8. The method of operation as claimed in claim 1, wherein:

the coolant outlets comprise usable coolant outlets and bypass coolant outlets;

the hot rolled material is cooled exclusively by means of the coolant flows (Wi) discharged via the usable coolant outlets; and

the control device determines the coolant flows (W0) to be discharged via the bypass coolant outlets in such a way that the coolant flows (W0) to be discharged via the bypass coolant outlets lie as close as possible to a nominal bypass coolant flow (W0*) and a change (δWG) in the total coolant flow (WG) to be discharged overall via the usable coolant outlets and the bypass coolant outlets is as small as possible.

9. The method of operation as claimed in claim 1, wherein the valves are able to be activated steplessly or at least in a number of steps.

10. The method of operation as claimed in claim 1, wherein the control device determines the working pressure (pA) in such a way that the activation states (Ci) of the valves keep to minimum distances for a minimum activation and a maximum activation and the activation state (CP) of the pump is kept constant as far as possible.

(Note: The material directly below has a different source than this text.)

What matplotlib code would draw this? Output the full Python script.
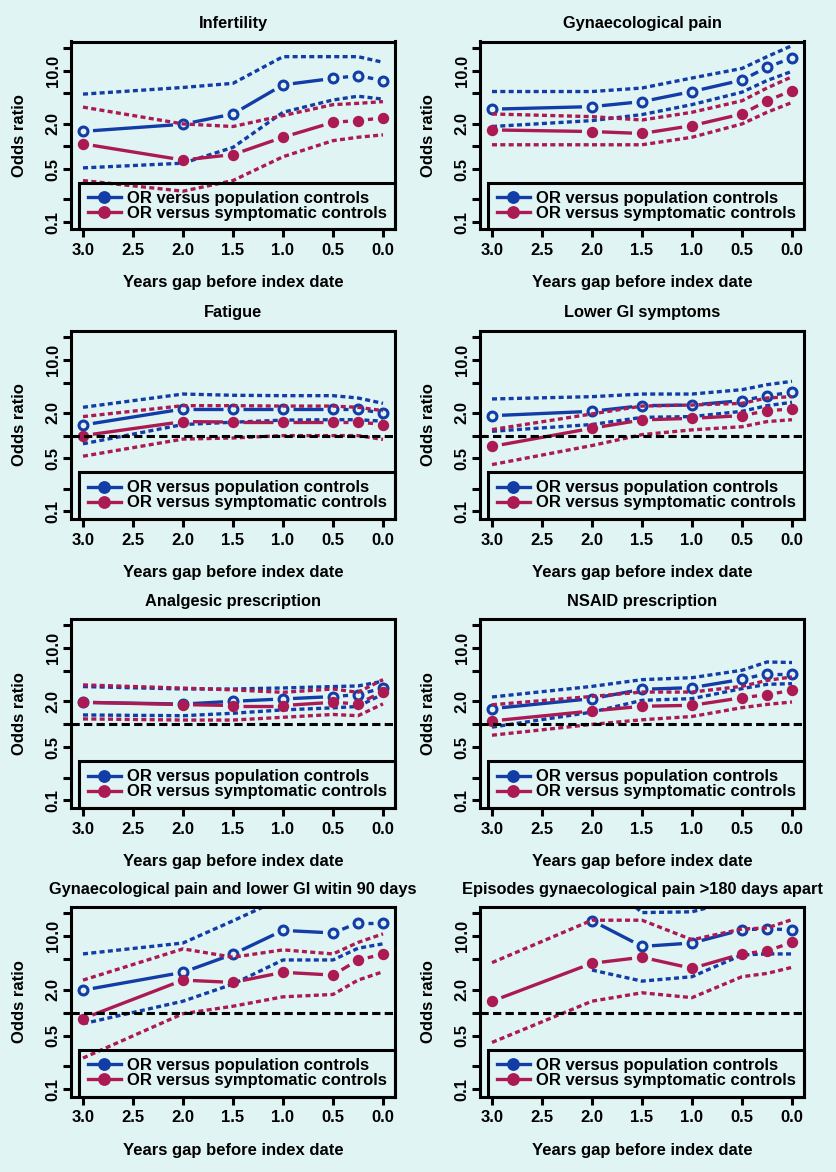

11. The method of operation as claimed in claim 1, wherein the control device, within the framework of the determination of the pump pressure (pP), additionally also takes into consideration a height difference (H) to be overcome.

12. The method of operation as claimed in claim 1, wherein the control device additionally establishes a control signal (CK) for a bypass valve connected in parallel with the pump and activates the bypass valve according to the control signal (CK) established.

13. A computer program, which comprises machine code that is able to be executed by a control device for a cooling path, wherein the processing of the machine code by the control device causes the control device to operate the cooling path in accordance with a method of operation as claimed in claim 1.

14. A control device for a cooling path, wherein the control device is programmed with a computer program as claimed in claim 13.